Filosofi ini pada akhirnya terpatri dalam benak masyarakat Indonesia, bahwa Soeharto yang diberikan kepadanya supersemar memiliki karakter persis Semar. Dengan begitu terciptalah citra diri Soeharto dalam masyarakat. Di kemudian hari, akronim sering digunakan Soeharto dalam berbagai kebijakannya seperti Pelita (Pembangunan Lima Tahun) dan Repelita (Rencana Pembangunan Lima Tahun) yang bermakna “cahaya” dan “cahaya yang berulang”.

Dalam konteks kekinian, akronim terpolitisasi dapat dijumpai pada pasangan walikota Bandung Ridwan Kamil dan Oded.
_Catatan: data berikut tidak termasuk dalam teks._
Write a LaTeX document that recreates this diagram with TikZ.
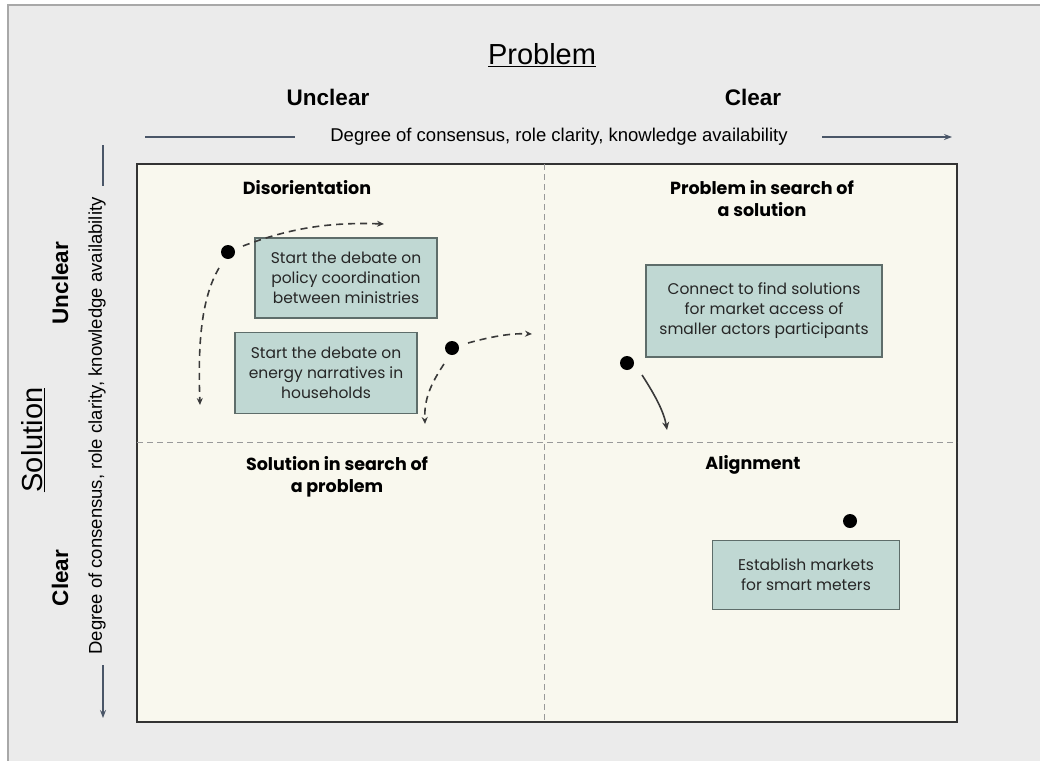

Mereka menggunakan akronim “RIDO” dengan harapan kelak kepemimpinannya diridhoi Allah juga seluruh eleman masyarakat Bandung.

Setali tiga uang dengan pendahulunya, Ahmad Heryawan beserta Dedi Mizwar pun membuat akronim citra dirinya dalam bahasa sunda “HADE” yang berarti cakap.

Selain contoh di atas, teman-teman pasti mampu memberi contoh akronim terpolitisasi yang eksis di daerah masing-masing. Menjamurnya wabah akronim terpolitisasi agaknya disikapi dingin oleh beberapa politisi. Mereka memilih berada dalam jalur anti mainstream singkatan. Tersebutlah politisi seperti SBY, JK, ARB yang memilih menyingkat namanya. Toh karena mereka adalah tokoh yang memang telah dikenal. Atau bisa jadi singkatan pun ternyata juga mampu dipolitisasi.


Sebagai anak bahasa, aku semakin takjub dengan kejaiban ini. Bahasa dengan fungsi maksimal ternyata mampu menjadi alat politik efektif, bahkan hanya dengan akronim saja. Jika sudah begini, aku hanya berharap bahwa pencitraan diawal kampanye dengan deep meaning dan embel-embel akronim tidak hanya selesai saat kaum elit telah dipercaya untuk memimpin. Harapan masyarakat jangan hanya tinggal harapan, tapi harus dibuktikan dengan kinerja nyata dalam pengurusan urusan umat. Ini baru yang dinamakan fair.